Although you do have to live with the natural light or artificial light you can get, and both were pretty good in the restored neoclassical galleries at the museum, I do think that the use of greys in period building restoration displaying art and in museum galleries for walls is misplaced. The human eye distinguishes between shades of grey with difficulty and the mix of resulting colour casts and shadow that may result in grey rooms also inhibits the eye from seeing the non-monochrome colour that is there.

Many mobile phone sensors and camera sensors also convert near white to grey or beige casts - the same artwork photographed from two angles can appear alternatively with grey and beige casts - rather than the colours the viewer perceived [2]. You do get to wonder if the dominating use of greys and beiges in interior design is simply to get a blending photograph come what may.

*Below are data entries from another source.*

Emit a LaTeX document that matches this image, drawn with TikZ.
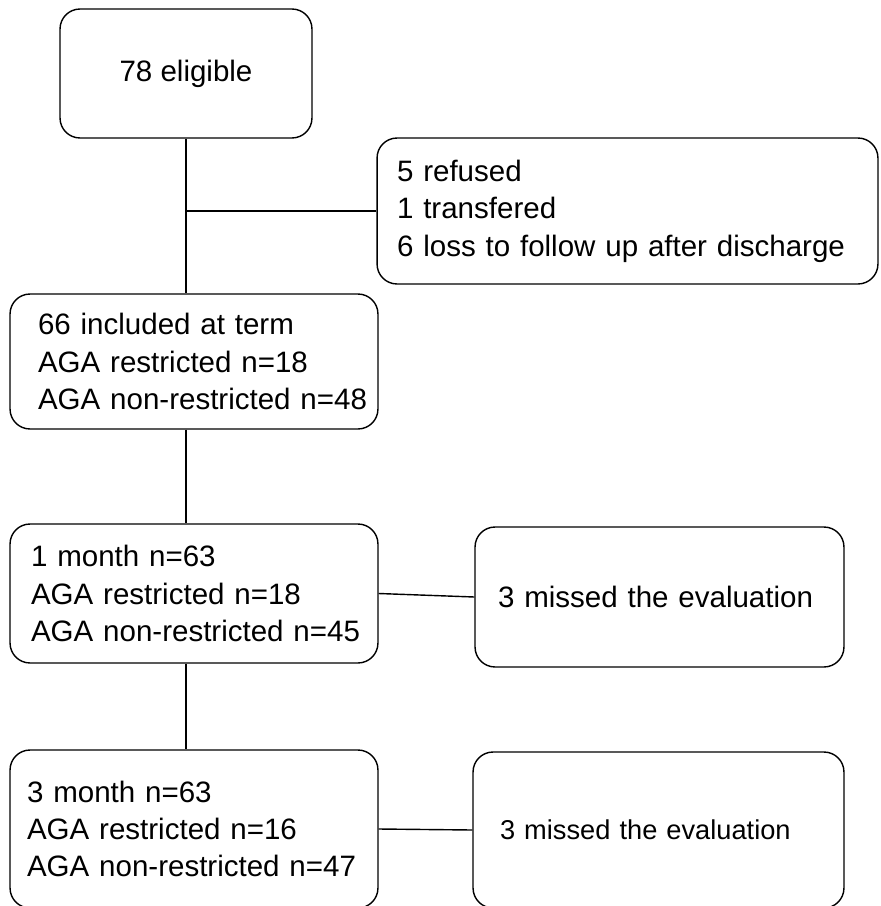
\documentclass[tikz,border=0pt]{standalone}
\usepackage{fontspec}
\setmainfont{Liberation Sans}
\usetikzlibrary{calc}

\begin{document}
\begin{tikzpicture}[x=0.02cm, y=-0.02cm,
    box/.style={draw, rounded corners=0.4cm, line width=0.8pt, align=left,
        font=\fontsize{16.8}{21.3}\selectfont}]
    \path[use as bounding box, clip] (0,0) rectangle (880,906);

    % Enrolment
    \node[box, align=center, minimum width=5.04cm, minimum height=2.58cm] (eligible) at (186,73.5) {78 eligible};
    \node[box, inner xsep=0.4cm, text width=9.22cm, minimum height=2.92cm] (refused) at (627.5,211)
        {5 refused\\1 transfered\\\mbox{6 loss to follow up after discharge}};
    \node[box, inner xsep=0.56cm, text width=6.24cm, minimum height=2.7cm] (included) at (194,361.5)
        {66 included at term\\AGA restricted n=18\\\mbox{AGA non-restricted n=48}};

    % Follow up
    \node[box, inner xsep=0.42cm, text width=6.52cm, minimum height=2.78cm] (month1) at (194,593.5)
        {1 month n=63\\AGA restricted n=18\\\mbox{AGA non-restricted n=45}};
    \node[box, inner xsep=0.46cm, text width=6.46cm, minimum height=2.8cm] (miss1) at (659.5,597)
        {3 missed the evaluation};
    \node[box, inner xsep=0.34cm, text width=6.68cm, minimum height=3.16cm] (month3) at (194,829)
        {3 month n=63\\AGA restricted n=16\\\mbox{AGA non-restricted n=47}};
    \node[box, inner xsep=0.54cm, text width=6.34cm, minimum height=3.12cm,
        font=\fontsize{15.5}{20}\selectfont] (miss3) at (658.5,830)
        {3 missed the evaluation};

    % Connectors
    \coordinate (split) at (eligible.south |- refused.west);
    \draw[line width=0.8pt] (eligible.south) -- (eligible.south |- included.north);
    \draw[line width=0.8pt] (split) -- (refused.west);
    \draw[line width=0.8pt] (included.south -| eligible.south) -- (month1.north -| eligible.south);
    \draw[line width=0.8pt] (month1.east) -- (miss1.west);
    \draw[line width=0.8pt] (month1.south -| eligible.south) -- (month3.north -| eligible.south);
    \draw[line width=0.8pt] (month3.east) -- (miss3.west);
\end{tikzpicture}
\end{document}
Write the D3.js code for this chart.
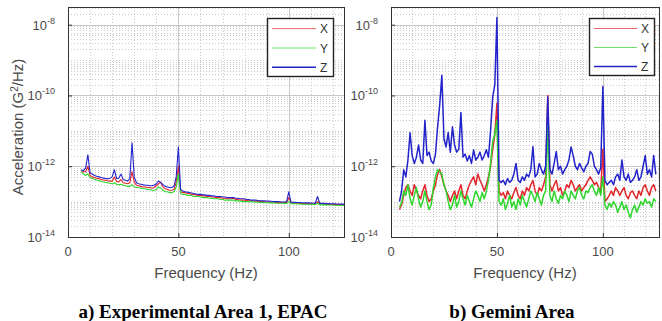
<!DOCTYPE html>
<html>
<head>
<meta charset="utf-8">
<script src="https://cdn.jsdelivr.net/npm/d3@7"></script>
<style>
  body { margin: 0; background: #fff; }
  svg { display: block; }
</style>
</head>
<body>
<svg id="chart" width="662" height="321"></svg>
<script>
// PSD values are given in units of 1e-13 G^2/Hz, sampled every 1 Hz
const UNIT = 1e-13;

// panel a) Experimental Area 1, EPAC  (6..125 Hz)
const freqA = d3.range(6, 126);
const xA = [
  7.5, 7, 7, 10, 5.5, 5, 4.8, 4.6, 4.4, 4.2,
  4.1, 4.0, 3.9, 3.8, 3.8, 5, 3.7, 3.6, 4.2, 3.4,
  3.3, 3.2, 3.4, 7, 3.5, 2.9, 2.8, 2.7, 2.6, 2.6,
  2.5, 2.5, 2.4, 2.5, 2.8, 3.2, 3.5, 2.6, 2.3, 2.2,
  2.1, 2.1, 2.2, 3.5, 10, 1.9, 1.8, 1.8, 1.7, 1.7,
  1.6, 1.6, 1.55, 1.5, 1.5, 1.45, 1.45, 1.4, 1.4, 1.35,
  1.35, 1.3, 1.3, 1.3, 1.25, 1.25, 1.2, 1.2, 1.2, 1.25,
  1.15, 1.15, 1.1, 1.1, 1.1, 1.08, 1.06, 1.05, 1.04, 1.03,
  1.02, 1.0, 1.0, 0.99, 0.98, 0.97, 0.97, 0.96, 0.95, 0.95,
  0.94, 0.94, 0.93, 0.95, 1.3, 0.92, 0.91, 0.9, 0.9, 0.89,
  0.89, 0.88, 0.88, 0.87, 0.87, 0.86, 0.86, 1.0, 0.85, 0.85,
  0.84, 0.84, 0.83, 0.83, 0.83, 0.82, 0.82, 0.82, 0.81, 0.81
];
const yA = [
  7, 6, 5.5, 6, 4.8, 4.5, 4.3, 4.1, 3.9, 3.7,
  3.6, 3.5, 3.4, 3.3, 3.2, 3.4, 3.1, 3.0, 3.1, 2.9,
  2.8, 2.7, 2.7, 3.0, 2.6, 2.5, 2.5, 2.4, 2.3, 2.3,
  2.2, 2.2, 2.1, 2.1, 2.2, 2.6, 2.4, 2.1, 1.9, 1.9,
  1.8, 1.8, 1.9, 2.5, 6, 1.7, 1.6, 1.6, 1.5, 1.5,
  1.5, 1.4, 1.4, 1.4, 1.35, 1.3, 1.3, 1.3, 1.25, 1.25,
  1.2, 1.2, 1.2, 1.15, 1.15, 1.1, 1.1, 1.1, 1.1, 1.1,
  1.05, 1.05, 1.05, 1.0, 1.0, 1.0, 1.0, 1.0, 0.98, 0.97,
  0.96, 0.95, 0.95, 0.94, 0.93, 0.93, 0.92, 0.92, 0.91, 0.9,
  0.9, 0.9, 0.89, 0.89, 1.0, 0.88, 0.87, 0.87, 0.86, 0.86,
  0.85, 0.85, 0.84, 0.84, 0.83, 0.83, 0.83, 0.9, 0.82, 0.82,
  0.81, 0.81, 0.8, 0.8, 0.8, 0.79, 0.79, 0.78, 0.78, 0.78
];
const zA = [
  8, 7.5, 9, 21, 6.5, 6, 5.5, 5.2, 5, 4.8,
  4.6, 4.5, 4.4, 4.6, 5, 8, 4.5, 4.6, 6, 4.2,
  4, 3.8, 4.5, 46, 5, 3.4, 3.2, 3.1, 3.0, 2.9,
  2.9, 2.8, 2.8, 2.9, 3.2, 3.8, 3.5, 3.0, 2.7, 2.6,
  2.5, 2.5, 2.7, 5, 35, 2.2, 2.0, 1.9, 1.85, 1.8,
  1.75, 1.7, 1.65, 1.6, 1.6, 1.55, 1.55, 1.5, 1.5, 1.45,
  1.45, 1.4, 1.4, 1.4, 1.35, 1.35, 1.3, 1.3, 1.3, 1.3,
  1.25, 1.25, 1.2, 1.2, 1.2, 1.15, 1.15, 1.1, 1.1, 1.1,
  1.08, 1.06, 1.05, 1.05, 1.04, 1.03, 1.02, 1.01, 1.0, 1.0,
  0.99, 0.98, 0.98, 1.0, 1.9, 0.96, 0.95, 0.95, 0.94, 0.94,
  0.93, 0.93, 0.92, 0.92, 0.91, 0.91, 0.9, 1.4, 0.9, 0.89,
  0.89, 0.88, 0.88, 0.87, 0.87, 0.87, 0.86, 0.86, 0.85, 0.85
];

// panel b) Gemini Area  (4..125 Hz)
const freqB = d3.range(4, 126);
const xB = [
  0.6, 0.8, 1.5, 2.5, 3, 2, 1.5, 3, 2, 1.5,
  1.2, 2, 3, 1.5, 1, 1.2, 2, 3, 6, 8,
  5, 3, 2, 1.5, 1, 1.5, 2, 1.2, 2, 3,
  1.5, 1.2, 2, 3, 4, 5, 3, 6, 4, 3,
  2, 3, 5, 10, 30, 80, 600, 2, 1.5, 1.8,
  1.2, 2, 1.5, 1.2, 1.8, 2.5, 1.5, 1.2, 2, 1.5,
  2.5, 2, 3, 4, 2, 1.5, 2.5, 2, 3, 5,
  1000, 3, 2, 3, 4, 2, 2.5, 1.5, 2, 3,
  2.5, 4, 3, 2, 2.5, 3, 2, 2.5, 3, 4,
  5, 4, 3, 3.5, 2.5, 2, 30, 1, 1.2, 1.5,
  2, 1.5, 2.5, 2, 1.5, 2, 2.5, 1.5, 1.2, 1.8,
  2, 1.5, 1.2, 2, 1.5, 2.5, 3, 2, 1.5, 2.5,
  3, 2
];
const yB = [
  0.7, 0.9, 2, 1.5, 3, 1.2, 0.8, 1.5, 2.5, 1.2,
  0.7, 1, 2, 1, 0.6, 0.8, 2.5, 5, 8, 7,
  6, 3, 2, 1, 0.6, 0.8, 1.5, 0.7, 1, 2,
  1.2, 0.8, 1.5, 1, 0.7, 1.2, 2, 1.5, 1, 1.8,
  1.2, 2, 4, 12, 50, 80, 200, 1, 0.8, 1.2,
  0.6, 0.9, 1.5, 0.7, 1, 0.6, 1.2, 0.8, 1.5, 1,
  0.7, 1.2, 2, 1.5, 1, 1.8, 1.2, 0.8, 1.5, 2,
  150, 1.5, 1, 2, 1.2, 0.9, 1.5, 1.2, 2, 1.5,
  1, 2, 1.5, 1.2, 2, 2.5, 1.5, 1.2, 2, 1.8,
  2.5, 3, 2, 1.5, 2.5, 1.5, 5, 0.8, 0.6, 0.9,
  0.7, 1, 0.8, 0.5, 0.7, 1, 0.6, 0.8, 0.5, 0.35,
  0.6, 0.8, 0.5, 0.7, 1, 0.8, 1.2, 0.9, 1, 0.7,
  1.2, 1
];
const zB = [
  1.0, 2, 8, 5, 15, 88, 20, 12, 18, 40,
  15, 12, 200, 20, 25, 14, 12, 22, 130, 550,
  3700, 60, 35, 90, 25, 130, 40, 25, 30, 330,
  18, 22, 14, 20, 12, 29, 15, 18, 25, 15,
  20, 29, 18, 100, 900, 2000, 160000, 4, 3.5, 4,
  3, 4.5, 3.5, 4, 6, 12, 4, 3.5, 5, 4,
  6, 5, 8, 36, 5, 6, 12, 8, 6, 10,
  900, 8, 6, 12, 26, 8, 10, 6, 8, 10,
  15, 35, 20, 10, 8, 12, 9, 7, 10, 12,
  26, 22, 10, 8, 6, 9, 1800, 4, 3, 3.5,
  4, 3, 5, 6, 4, 15, 5, 4, 6, 3.5,
  4, 5, 8, 4, 5, 10, 20, 6, 8, 5,
  20, 6
];

const seriesNames = ['X', 'Y', 'Z'];
const seriesColors = ['#e3262b', '#2ed62e', '#2323cc'];
const xTicks = [0, 50, 100];
const yTickExp = [-14, -12, -10, -8];
const captions = ['a) Experimental Area 1, EPAC', 'b) Gemini Area'];

const svg = d3.select('#chart');
const font = 'Liberation Sans, Arial, sans-serif';
const textColor = '#4a4a4a';

const panels = [
  { id: 'a', left: 68, right: 344, xMax: 125, freq: freqA, series: [xA, yA, zA],
    lw: 1.1, yLabel: true, legend: { x0: 267, x1: 333, y0: 18, y1: 76 }, caption: captions[0], capX: 203 },
  { id: 'b', left: 391, right: 659, xMax: 126.5, freq: freqB, series: [xB, yB, zB],
    lw: 1.5, yLabel: false, legend: { x0: 589, x1: 654, y0: 18, y1: 75 }, caption: captions[1], capX: 512 }
];

const plotTop = 7, plotBottom = 237;

panels.forEach(p => {
  const x = d3.scaleLinear().domain([0, p.xMax]).range([p.left, p.right]);
  const y = d3.scaleLog().domain([1e-14, Math.pow(10, -7.5)]).range([plotBottom, plotTop]);
  const g = svg.append('g');

  // *** grid *** //
  const minorY = [];
  for (let e = -14; e <= -8; e++) {
    for (let k = 2; k <= 9; k++) {
      const v = k * Math.pow(10, e);
      if (v < y.domain()[1]) minorY.push(v);
    }
  }
  const oddDecades = [-13, -11, -9].map(e => Math.pow(10, e));
  const minorX = d3.range(10, p.xMax, 10).filter(v => v % 50 !== 0);

  g.append('g').selectAll('line').data(minorY.concat(oddDecades)).join('line')
    .attr('x1', p.left).attr('x2', p.right)
    .attr('y1', d => Math.round(y(d)) + 0.5).attr('y2', d => Math.round(y(d)) + 0.5)
    .attr('stroke', '#bdbdbd').attr('stroke-width', 0.8).attr('stroke-dasharray', '1,2');
  g.append('g').selectAll('line').data(minorX).join('line')
    .attr('x1', d => Math.round(x(d)) + 0.5).attr('x2', d => Math.round(x(d)) + 0.5)
    .attr('y1', plotTop).attr('y2', plotBottom)
    .attr('stroke', '#bdbdbd').attr('stroke-width', 0.8).attr('stroke-dasharray', '1,2');

  // major grid
  g.append('g').selectAll('line').data(yTickExp.slice(1)).join('line')
    .attr('x1', p.left).attr('x2', p.right)
    .attr('y1', d => Math.round(y(Math.pow(10, d))) + 0.5).attr('y2', d => Math.round(y(Math.pow(10, d))) + 0.5)
    .attr('stroke', '#c8c8c8').attr('stroke-width', 1);
  g.append('g').selectAll('line').data(xTicks.slice(1)).join('line')
    .attr('x1', d => Math.round(x(d)) + 0.5).attr('x2', d => Math.round(x(d)) + 0.5)
    .attr('y1', plotTop).attr('y2', plotBottom)
    .attr('stroke', '#c8c8c8').attr('stroke-width', 1);

  // *** data *** //
  svg.append('clipPath').attr('id', 'clip-' + p.id)
    .append('rect').attr('x', p.left).attr('y', plotTop)
    .attr('width', p.right - p.left).attr('height', plotBottom - plotTop);

  const line = d3.line()
    .x((d, i) => x(p.freq[i]))
    .y(d => y(d * UNIT));

  g.append('g').attr('clip-path', `url(#clip-${p.id})`)
    .selectAll('path').data(p.series).join('path')
    .attr('d', line)
    .attr('fill', 'none')
    .attr('stroke', (d, i) => seriesColors[i])
    .attr('stroke-width', p.lw)
    .attr('stroke-linejoin', 'round');

  // *** axes *** //
  const xAxis = d3.axisBottom(x).tickValues(xTicks).tickSize(-4).tickFormat('');
  g.append('g').attr('transform', `translate(0,${plotBottom})`).call(xAxis)
    .call(a => a.select('.domain').remove())
    .selectAll('line').attr('stroke', '#333');

  const yAxis = d3.axisLeft(y).tickValues(yTickExp.map(e => Math.pow(10, e))).tickSize(-4).tickFormat('');
  g.append('g').attr('transform', `translate(${p.left},0)`).call(yAxis)
    .call(a => a.select('.domain').remove())
    .selectAll('line').attr('stroke', '#333');

  g.selectAll('.tick text').remove();

  // frame
  g.append('rect')
    .attr('x', p.left + 0.5).attr('y', plotTop + 0.5)
    .attr('width', p.right - p.left).attr('height', plotBottom - plotTop)
    .attr('fill', 'none').attr('stroke', '#333').attr('stroke-width', 1);

  // tick labels
  g.append('g').selectAll('text').data(xTicks).join('text')
    .attr('x', d => x(d)).attr('y', plotBottom + 19)
    .attr('text-anchor', 'middle')
    .attr('font-family', font).attr('font-size', 13).attr('fill', textColor)
    .text(d => d);

  const yl = g.append('g').selectAll('text').data(yTickExp).join('text')
    .attr('x', p.left - 13).attr('y', d => y(Math.pow(10, d)) + 5)
    .attr('text-anchor', 'end')
    .attr('font-family', font).attr('font-size', 13).attr('fill', textColor);
  yl.append('tspan').text('10');
  yl.append('tspan').attr('dy', -6).attr('font-size', 9).text(d => d);

  // axis titles
  g.append('text')
    .attr('x', (p.left + p.right) / 2).attr('y', plotBottom + 41)
    .attr('text-anchor', 'middle')
    .attr('font-family', font).attr('font-size', 15).attr('fill', textColor)
    .text('Frequency (Hz)');

  if (p.yLabel) {
    const t = g.append('text')
      .attr('transform', `translate(23,127) rotate(-90)`)
      .attr('text-anchor', 'middle')
      .attr('font-family', font).attr('font-size', 15).attr('fill', textColor);
    t.append('tspan').text('Acceleration (G');
    t.append('tspan').attr('dy', -5).attr('font-size', 10).text('2');
    t.append('tspan').attr('dy', 5).text('/Hz)');
  }

  // *** legend *** //
  const L = p.legend;
  const lg = g.append('g');
  lg.append('rect')
    .attr('x', L.x0 + 0.5).attr('y', L.y0 + 0.5)
    .attr('width', L.x1 - L.x0).attr('height', L.y1 - L.y0)
    .attr('fill', '#fff').attr('stroke', '#222').attr('stroke-width', 1.4);
  const step = (L.y1 - L.y0) / 3;
  seriesNames.forEach((name, i) => {
    const cy = L.y0 + step * (i + 0.5) + 1;
    lg.append('line')
      .attr('x1', L.x0 + 5).attr('x2', L.x1 - 17)
      .attr('y1', cy).attr('y2', cy)
      .attr('stroke', seriesColors[i]).attr('stroke-width', i === 2 ? 1.5 : 1)
      .attr('stroke-opacity', i === 2 ? 1 : 0.7);
    lg.append('text')
      .attr('x', L.x1 - 13).attr('y', cy + 4.5)
      .attr('font-family', font).attr('font-size', 12).attr('fill', '#333')
      .text(name);
  });

  // caption
  svg.append('text')
    .attr('x', p.capX).attr('y', 318)
    .attr('text-anchor', 'middle')
    .attr('font-family', 'Liberation Serif, Times New Roman, serif')
    .attr('font-weight', 'bold').attr('font-size', 19).attr('fill', '#000')
    .text(p.caption);
});
</script>
</body>
</html>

I saw no use of grey internal decoration in the galleries I visited [3].

In both the paintings immediately above and below, the maroon background allows both the greys in the paintings and the palate of colours used to show. We also understand what is shadow clearly. The case for coloured walls is made. When you get to the white walls, ceilings and floors of the new galleries, the colour perception for the eye is excellent and any deficiencies become those of the sensors and their software.


Maximiliaen Pauwels, The Proclamation of the Peace of Münster in the Grote Markt, Antwerp, 1649


Peter Paul Rubens, The Holy Family and the Parrot


Theo van Rysselberghe, Maria Sèthe, the Future Mrs Henry Van de Velde, 1891

Moving from the first floor galeries to the fourth floor, colour accuracy becomes important for this pointilliste work.



Amedeo Modigliani, Seated Nude, 1917


Pierre Caille, Roi Narquois, 1967


Rik Wouters, Contemplation, 1911


Ben Nicholson, Still Life (Curved Oval), 1950


Jean Brusselmans, Still Life, 1936


Jean Brusselmans, Spring, 1935



Frits Van den Berghe, Paul-Gustave Hecke and His Wife Norine De Schijver, 1923


Gustave Van De Woestyne, The Liqueur Drinkers, 1922


Fra Angelico, St Romuald Refuses Emperor Otto III Admission to the Church, 1435

So here again is a wonderfully displaced work. Yes it does look forward nearly 500 years (and it would not make a bad counterpoint to the Titian either).